Le 22 Septembre 1969, selon son habitude quotidienne, le peintre commence un dessin. Quand il a assez travaillé, il range son matériel en disant : « Je continuerai demain ». Cavaglieri ne terminera pas son ébauche. Il s’est éteint paisiblement dans la nuit, une mort discrète, dans le calme, à son image, lui qui avait choisi de vivre à l’écart.

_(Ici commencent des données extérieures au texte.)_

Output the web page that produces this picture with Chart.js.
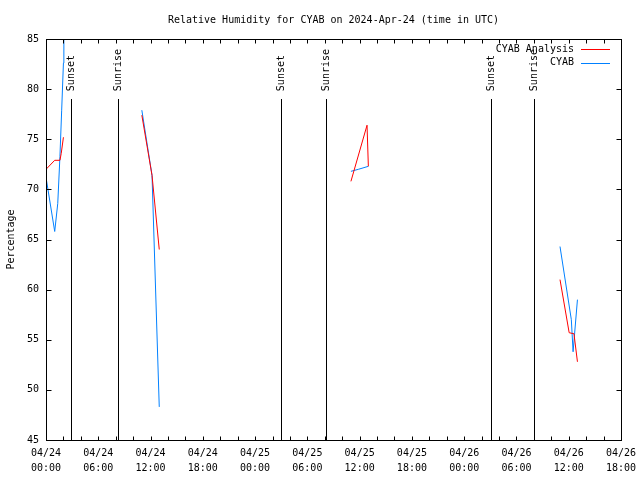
<!DOCTYPE html>
<html>
<head>
<meta charset="utf-8">
<script src="https://cdn.jsdelivr.net/npm/chart.js@4/dist/chart.umd.min.js"></script>
<style>
html,body{margin:0;padding:0;background:#fff;}
#wrap{width:640px;height:480px;}
</style>
</head>
<body>
<div id="wrap"><canvas id="c" width="640" height="480"></canvas></div>
<script>
// hours since 2024-04-24 00:00 UTC; null value = gap in record
const analysisTimes  = [0.0, 1.0, 1.6, 1.75, 2.0, 6, 11.0, 12.17, 13.0, 24, 35.0, 36.85, 37.0, 48, 59.0, 60.05, 60.6, 61.0];
const analysisValues = [72.0, 72.9, 72.9, 73.6, 75.2, null, 77.4, 71.4, 64.0, null, 70.8, 76.4, 72.3, null, 61.0, 55.7, 55.6, 52.8];
const cyabTimes  = [0.0, 1.0, 1.35, 1.6, 1.8, 2.0, 2.05, 6, 11.0, 12.17, 13.0, 24, 35.0, 35.85, 37.0, 48, 59.0, 60.3, 60.5, 61.0];
const cyabValues = [71.2, 65.8, 68.6, 73.3, 77.9, 82.6, 87.0, null, 77.9, 71.4, 48.3, null, 71.8, 72.0, 72.3, null, 64.3, 57.0, 53.8, 59.0];
const xTickLabels = ["04/24\n00:00","04/24\n06:00","04/24\n12:00","04/24\n18:00","04/25\n00:00","04/25\n06:00","04/25\n12:00","04/25\n18:00","04/26\n00:00","04/26\n06:00","04/26\n12:00","04/26\n18:00"];
const eventTimes  = [2.85, 8.3, 26.97, 32.14, 51.1, 56.0];
const eventLabels = ["Sunset", "Sunrise", "Sunset", "Sunrise", "Sunset", "Sunrise"];
const seriesNames = ["CYAB Analysis", "CYAB"];
const seriesColors = ["#ff0000", "#0080ff"];

const FONT = "'DejaVu Sans Mono', 'Liberation Mono', monospace";

function pts(ts, vs) { return ts.map((t, i) => ({ x: t, y: vs[i] })); }

const gnuplotDecor = {
  id: 'gnuplotDecor',
  beforeDatasetsDraw(chart) {
    const ctx = chart.ctx, xs = chart.scales.x, ys = chart.scales.y;
    ctx.save();
    ctx.strokeStyle = '#000';
    ctx.lineWidth = 1;
    ctx.fillStyle = '#000';
    ctx.font = '10px ' + FONT;
    const yTop = ys.getPixelForValue(79);
    eventTimes.forEach((t, i) => {
      const px = Math.round(xs.getPixelForValue(t)) + 0.5;
      ctx.beginPath();
      ctx.moveTo(px, Math.round(yTop));
      ctx.lineTo(px, ys.bottom);
      ctx.stroke();
      ctx.save();
      ctx.translate(px, yTop - 8);
      ctx.rotate(-Math.PI / 2);
      ctx.textAlign = 'left';
      ctx.textBaseline = 'middle';
      ctx.fillText(eventLabels[i], 0, 0);
      ctx.restore();
    });
    ctx.restore();
  },
  afterDatasetsDraw(chart) {
    const ctx = chart.ctx, xs = chart.scales.x, ys = chart.scales.y, a = chart.chartArea;
    ctx.save();
    ctx.strokeStyle = '#000';
    ctx.lineWidth = 1;
    const L = Math.round(a.left) + 0.5, R = Math.round(a.right) + 0.5;
    const T = Math.round(a.top) + 0.5, B = Math.round(a.bottom) + 0.5;
    ctx.beginPath();
    for (let t = xs.min; t <= xs.max; t += 2) {
      const px = Math.round(xs.getPixelForValue(t)) + 0.5;
      ctx.moveTo(px, B); ctx.lineTo(px, B - 4);
      ctx.moveTo(px, T); ctx.lineTo(px, T + 4);
    }
    for (let v = ys.min; v <= ys.max; v += 5) {
      const py = Math.round(ys.getPixelForValue(v)) + 0.5;
      ctx.moveTo(L, py); ctx.lineTo(L + 5, py);
      ctx.moveTo(R, py); ctx.lineTo(R - 5, py);
    }
    ctx.stroke();
    ctx.strokeRect(L, T, R - L, B - T);
    // legend
    ctx.font = '10px ' + FONT;
    ctx.textAlign = 'right';
    ctx.textBaseline = 'middle';
    chart.data.datasets.forEach((ds, i) => {
      const y = a.top + 10 + i * 13.5;
      ctx.fillStyle = '#000';
      ctx.fillText(ds.label, a.right - 47, y);
      ctx.strokeStyle = ds.borderColor;
      ctx.beginPath();
      ctx.moveTo(a.right - 40, Math.round(y) + 0.5);
      ctx.lineTo(a.right - 11, Math.round(y) + 0.5);
      ctx.stroke();
    });
    ctx.restore();
  }
};

new Chart(document.getElementById('c'), {
  type: 'line',
  data: {
    datasets: [
      { label: seriesNames[0], data: pts(analysisTimes, analysisValues), borderColor: seriesColors[0], borderWidth: 1, pointRadius: 0, tension: 0, spanGaps: false },
      { label: seriesNames[1], data: pts(cyabTimes, cyabValues), borderColor: seriesColors[1], borderWidth: 1, pointRadius: 0, tension: 0, spanGaps: false }
    ]
  },
  options: {
    responsive: false,
    animation: false,
    devicePixelRatio: 1,
    layout: { padding: { top: 0, right: 19, left: 0, bottom: 0 } },
    plugins: {
      legend: { display: false },
      tooltip: { enabled: false },
      title: {
        display: true,
        fullSize: false,
        text: 'Relative Humidity for CYAB on 2024-Apr-24 (time in UTC)',
        color: '#000',
        font: { family: FONT, size: 10, weight: 'normal', lineHeight: 1.2 },
        padding: { top: 14, bottom: 13 }
      }
    },
    scales: {
      x: {
        type: 'linear',
        min: 0, max: 66,
        ticks: {
          stepSize: 6,
          autoSkip: false,
          maxRotation: 0,
          color: '#000',
          padding: 6,
          font: { family: FONT, size: 10, lineHeight: 1.5 },
          callback: (v, i) => xTickLabels[i].split('\n')
        },
        grid: { display: false, drawTicks: false },
        border: { display: false },
        afterFit: s => { s.height = 40; s.paddingLeft = 0; s.paddingRight = 0; }
      },
      y: {
        min: 45, max: 85,
        ticks: {
          stepSize: 5,
          color: '#000',
          padding: 7,
          font: { family: FONT, size: 10 }
        },
        title: {
          display: true,
          text: 'Percentage',
          color: '#000',
          font: { family: FONT, size: 10 },
          padding: { top: 5, bottom: 0 }
        },
        grid: { display: false, drawTicks: false },
        border: { display: false },
        afterFit: s => { s.width = 46; s.paddingTop = 0; s.paddingBottom = 0; }
      }
    }
  },
  plugins: [gnuplotDecor]
});
</script>
</body>
</html>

Dans sa peinture comme dans la vie, le peintre, considéré comme « le plus français des peintres italiens », est resté fidèle à ses convictions se voulant par dessus tout un artiste. Il a toujours fait preuve d’une grande modestie dans la pratique journalière de sa peinture. Cavaglieri ne pouvait pas vivre sans peindre. Mise à part sa participation aux salons annuels, il ne songe nullement à travailler pour montrer ses oeuvres ; il peint seulement parce qu’il faut peindre, laissant au temps futur le soin de décider de l’existence publique et critique de son oeuvre.Il a fait de sa peinture un moyen d’exister, d’être lui-même dans la plénitude de sa personnalité

En 1972, l’hommage posthume rendu à Rome a marqué la lente remontée du peintre que la grande retrospective en 1974 au musée des Augustins de Toulouse, décidée du vivant de l’artiste, a confirmée.

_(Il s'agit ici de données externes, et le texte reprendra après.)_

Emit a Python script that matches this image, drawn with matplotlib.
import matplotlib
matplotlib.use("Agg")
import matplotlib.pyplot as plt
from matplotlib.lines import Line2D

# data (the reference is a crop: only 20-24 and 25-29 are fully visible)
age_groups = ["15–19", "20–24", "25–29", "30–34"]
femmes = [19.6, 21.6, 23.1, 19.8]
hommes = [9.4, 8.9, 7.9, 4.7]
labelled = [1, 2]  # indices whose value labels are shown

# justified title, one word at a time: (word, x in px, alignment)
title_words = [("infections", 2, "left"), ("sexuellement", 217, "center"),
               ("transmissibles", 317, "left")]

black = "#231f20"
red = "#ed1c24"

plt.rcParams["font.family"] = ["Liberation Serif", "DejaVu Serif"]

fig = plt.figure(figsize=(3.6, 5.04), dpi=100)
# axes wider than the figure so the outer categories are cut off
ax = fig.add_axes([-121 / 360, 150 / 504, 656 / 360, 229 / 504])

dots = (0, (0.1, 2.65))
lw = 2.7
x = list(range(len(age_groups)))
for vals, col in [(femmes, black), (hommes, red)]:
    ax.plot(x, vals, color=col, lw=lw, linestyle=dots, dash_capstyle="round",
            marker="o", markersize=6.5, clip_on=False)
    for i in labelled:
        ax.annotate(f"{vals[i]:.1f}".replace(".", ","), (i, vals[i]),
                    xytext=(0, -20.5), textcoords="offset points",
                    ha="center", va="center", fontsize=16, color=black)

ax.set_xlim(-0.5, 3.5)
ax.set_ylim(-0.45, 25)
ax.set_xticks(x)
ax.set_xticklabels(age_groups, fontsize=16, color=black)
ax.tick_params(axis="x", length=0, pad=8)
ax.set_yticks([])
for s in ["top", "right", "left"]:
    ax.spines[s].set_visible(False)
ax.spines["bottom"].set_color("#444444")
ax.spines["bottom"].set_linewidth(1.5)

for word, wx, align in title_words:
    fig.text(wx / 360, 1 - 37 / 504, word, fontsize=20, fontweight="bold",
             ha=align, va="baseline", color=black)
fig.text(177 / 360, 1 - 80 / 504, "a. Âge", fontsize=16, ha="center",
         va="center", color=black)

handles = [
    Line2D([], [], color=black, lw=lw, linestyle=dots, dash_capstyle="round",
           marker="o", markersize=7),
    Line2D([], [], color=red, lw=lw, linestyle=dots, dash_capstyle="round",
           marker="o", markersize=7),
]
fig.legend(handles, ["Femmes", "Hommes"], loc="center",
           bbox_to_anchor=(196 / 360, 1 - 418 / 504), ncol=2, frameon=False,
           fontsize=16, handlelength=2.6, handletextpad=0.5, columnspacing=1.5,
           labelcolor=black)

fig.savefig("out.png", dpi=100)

De 1972 à 1994,de nombreux hommages posthumes lui seront rendus à Rome, Toulouse, Rovigo, Plaisance, Albi, Verone, New York et Auch en2000.

CH D

 

5 Responses

  1. Danielle Preud'homme

    Merci pour ce « tour complet » de l’homme et de son oeuvre. J’ai pu le croiser, enfant, se promenant dans la campagne, exactement comme décrit dans ce bel hommage. Je ne l’ai réellement découvert qu’en 1974 aux Augustins à Toulouse. Toute la force d’une révélation pour moi, quant à sa peinture.
    Très belle expo virtuelle aujourd’hui.

  2. Irac Delphine

    Merci beaucoup de ce portrait complet et très intime de ce peintre . Savez -vous ce qu’est devenue Andrée et s’il a des descendants ? Merci beaucoup DIrac

  3. Le raton

    Voilà une présentation très complète de Mario Cavaglieri. A travers ses oeuvres on découvre sa vie d’homme et tout son parcours d’artiste au début du XXe siècle. Derrière ce magnifique portrait on devine une connaissance toute particulière du personnage dans toute son humanité.

  4. CB

    Voilà une occasion rêvée de nous changer les idées ! La visite est nourrie de commentaires instructifs pour une immersion dans le quotidien de l’artiste et du lien qu’il entretenait avec ses résidences successives.
    Merci à l’auteur et à la technologie qui donnent à voir les plus belles oeuvres, à un moment où les musées sont à éviter. Ce « tour privé » est une bien jolie réussite.